**SUPPLIED DATA**

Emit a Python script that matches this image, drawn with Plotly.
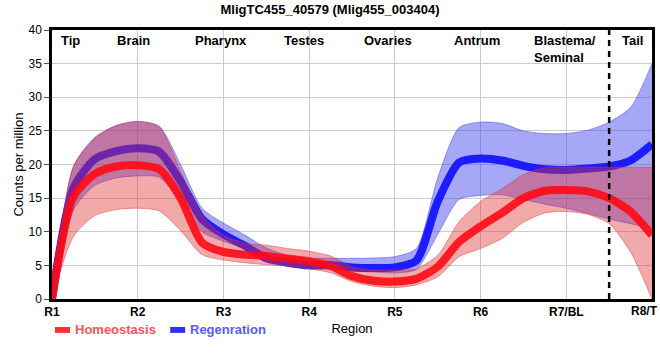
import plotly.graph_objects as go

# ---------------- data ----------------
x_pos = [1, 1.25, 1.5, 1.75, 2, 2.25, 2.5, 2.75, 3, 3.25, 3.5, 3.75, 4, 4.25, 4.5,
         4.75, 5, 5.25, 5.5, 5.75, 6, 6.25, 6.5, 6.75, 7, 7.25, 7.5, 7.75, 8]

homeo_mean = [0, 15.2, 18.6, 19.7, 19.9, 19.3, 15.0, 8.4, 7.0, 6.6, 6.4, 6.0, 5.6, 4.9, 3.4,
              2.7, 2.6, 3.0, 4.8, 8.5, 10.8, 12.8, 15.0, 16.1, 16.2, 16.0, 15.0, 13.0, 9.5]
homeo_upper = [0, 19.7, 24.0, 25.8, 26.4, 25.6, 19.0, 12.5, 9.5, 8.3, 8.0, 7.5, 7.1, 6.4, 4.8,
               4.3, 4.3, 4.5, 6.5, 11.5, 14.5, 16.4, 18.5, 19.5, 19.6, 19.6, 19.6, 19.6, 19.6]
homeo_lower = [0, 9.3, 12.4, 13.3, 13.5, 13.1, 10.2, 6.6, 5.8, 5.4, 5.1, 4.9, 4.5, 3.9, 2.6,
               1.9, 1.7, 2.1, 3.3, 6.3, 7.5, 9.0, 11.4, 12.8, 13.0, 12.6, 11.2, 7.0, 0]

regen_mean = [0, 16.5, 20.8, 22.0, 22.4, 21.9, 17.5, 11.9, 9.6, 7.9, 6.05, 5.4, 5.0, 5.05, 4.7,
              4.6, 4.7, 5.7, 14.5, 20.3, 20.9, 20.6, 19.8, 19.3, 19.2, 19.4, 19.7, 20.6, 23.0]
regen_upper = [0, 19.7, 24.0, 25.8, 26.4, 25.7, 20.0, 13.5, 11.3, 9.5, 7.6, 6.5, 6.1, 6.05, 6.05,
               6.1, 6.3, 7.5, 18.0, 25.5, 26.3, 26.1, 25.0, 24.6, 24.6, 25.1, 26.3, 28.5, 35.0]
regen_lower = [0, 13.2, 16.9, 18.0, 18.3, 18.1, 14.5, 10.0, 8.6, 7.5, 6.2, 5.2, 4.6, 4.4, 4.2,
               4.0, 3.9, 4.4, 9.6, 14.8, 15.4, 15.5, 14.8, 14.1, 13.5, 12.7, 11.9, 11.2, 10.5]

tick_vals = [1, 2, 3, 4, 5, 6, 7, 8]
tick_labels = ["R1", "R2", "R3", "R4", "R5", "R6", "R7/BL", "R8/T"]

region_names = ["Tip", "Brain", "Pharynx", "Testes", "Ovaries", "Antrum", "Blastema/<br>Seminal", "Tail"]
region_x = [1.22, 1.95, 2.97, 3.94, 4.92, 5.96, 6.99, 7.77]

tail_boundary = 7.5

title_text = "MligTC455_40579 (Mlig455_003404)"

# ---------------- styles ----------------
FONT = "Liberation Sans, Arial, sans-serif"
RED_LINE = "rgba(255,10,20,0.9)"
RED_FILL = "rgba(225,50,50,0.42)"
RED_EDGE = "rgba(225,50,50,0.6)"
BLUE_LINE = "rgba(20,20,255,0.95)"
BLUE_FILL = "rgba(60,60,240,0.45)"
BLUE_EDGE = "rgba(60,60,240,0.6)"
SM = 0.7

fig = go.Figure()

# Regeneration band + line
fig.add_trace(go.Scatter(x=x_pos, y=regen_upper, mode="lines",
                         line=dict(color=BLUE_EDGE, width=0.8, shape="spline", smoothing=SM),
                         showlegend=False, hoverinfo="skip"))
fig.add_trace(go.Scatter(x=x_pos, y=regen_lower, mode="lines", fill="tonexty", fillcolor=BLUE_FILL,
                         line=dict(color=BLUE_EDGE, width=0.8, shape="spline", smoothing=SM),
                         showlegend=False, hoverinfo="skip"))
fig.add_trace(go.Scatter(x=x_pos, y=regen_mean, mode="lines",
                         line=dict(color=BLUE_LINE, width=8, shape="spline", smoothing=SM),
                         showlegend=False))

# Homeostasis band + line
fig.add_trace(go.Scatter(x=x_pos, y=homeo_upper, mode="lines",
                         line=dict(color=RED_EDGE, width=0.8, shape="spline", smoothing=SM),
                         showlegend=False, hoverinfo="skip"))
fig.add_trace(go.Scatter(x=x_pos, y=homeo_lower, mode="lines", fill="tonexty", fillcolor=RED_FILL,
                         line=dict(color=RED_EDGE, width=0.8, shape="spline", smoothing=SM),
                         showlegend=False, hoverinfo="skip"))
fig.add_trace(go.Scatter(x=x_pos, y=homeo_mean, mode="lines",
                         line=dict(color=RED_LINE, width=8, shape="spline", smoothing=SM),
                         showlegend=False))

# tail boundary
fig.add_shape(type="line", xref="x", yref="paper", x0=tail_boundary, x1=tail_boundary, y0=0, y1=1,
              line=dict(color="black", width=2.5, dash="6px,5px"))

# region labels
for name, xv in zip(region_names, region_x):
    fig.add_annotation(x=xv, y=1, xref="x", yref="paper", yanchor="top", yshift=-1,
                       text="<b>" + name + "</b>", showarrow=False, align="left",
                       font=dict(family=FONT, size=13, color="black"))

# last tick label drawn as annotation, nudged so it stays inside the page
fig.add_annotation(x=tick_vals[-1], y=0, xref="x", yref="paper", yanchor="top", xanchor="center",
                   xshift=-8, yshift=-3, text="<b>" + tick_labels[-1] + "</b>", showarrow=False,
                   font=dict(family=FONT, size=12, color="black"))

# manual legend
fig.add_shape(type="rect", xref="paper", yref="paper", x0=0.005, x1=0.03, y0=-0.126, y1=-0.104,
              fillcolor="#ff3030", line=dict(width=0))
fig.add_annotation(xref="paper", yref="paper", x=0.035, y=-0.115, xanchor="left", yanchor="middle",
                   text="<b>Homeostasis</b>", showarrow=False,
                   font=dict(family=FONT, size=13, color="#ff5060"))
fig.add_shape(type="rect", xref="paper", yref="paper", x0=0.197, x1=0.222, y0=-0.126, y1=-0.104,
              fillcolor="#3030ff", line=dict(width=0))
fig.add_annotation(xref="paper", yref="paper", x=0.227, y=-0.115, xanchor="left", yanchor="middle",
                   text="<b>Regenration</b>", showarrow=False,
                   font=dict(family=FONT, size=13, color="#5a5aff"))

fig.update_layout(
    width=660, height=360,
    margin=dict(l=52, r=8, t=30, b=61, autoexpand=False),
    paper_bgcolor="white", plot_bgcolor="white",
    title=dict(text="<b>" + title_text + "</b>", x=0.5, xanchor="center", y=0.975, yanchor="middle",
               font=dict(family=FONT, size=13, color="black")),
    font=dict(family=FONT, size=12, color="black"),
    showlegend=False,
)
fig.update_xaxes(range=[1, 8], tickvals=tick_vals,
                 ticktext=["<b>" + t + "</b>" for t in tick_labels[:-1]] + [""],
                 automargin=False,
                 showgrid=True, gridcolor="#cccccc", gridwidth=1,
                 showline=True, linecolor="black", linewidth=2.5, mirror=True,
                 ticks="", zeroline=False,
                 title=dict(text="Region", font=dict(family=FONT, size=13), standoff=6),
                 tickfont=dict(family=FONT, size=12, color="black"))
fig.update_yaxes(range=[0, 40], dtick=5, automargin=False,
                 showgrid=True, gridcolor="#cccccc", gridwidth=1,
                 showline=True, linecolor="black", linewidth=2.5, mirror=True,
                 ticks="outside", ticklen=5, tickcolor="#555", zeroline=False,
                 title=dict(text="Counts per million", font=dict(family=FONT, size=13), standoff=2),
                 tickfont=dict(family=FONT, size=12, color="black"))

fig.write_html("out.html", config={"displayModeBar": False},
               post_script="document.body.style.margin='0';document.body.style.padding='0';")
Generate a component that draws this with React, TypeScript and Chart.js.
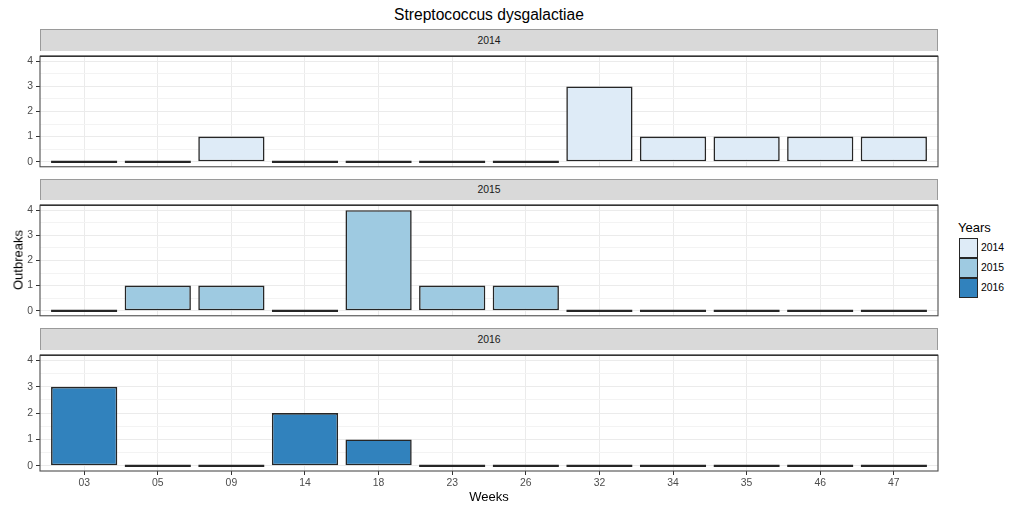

**JOB**
Set down the records above word for word, from the first line through the line containing "7.5, 7.75, 8]", both included; leave out the pictures.

**SOLUTION FOR THIS PROBLEM**
Emit a Python script that matches this image, drawn with Plotly.
import plotly.graph_objects as go

# ---------------- data ----------------
x_pos = [1, 1.25, 1.5, 1.75, 2, 2.25, 2.5, 2.75, 3, 3.25, 3.5, 3.75, 4, 4.25, 4.5,
         4.75, 5, 5.25, 5.5, 5.75, 6, 6.25, 6.5, 6.75, 7, 7.25, 7.5, 7.75, 8]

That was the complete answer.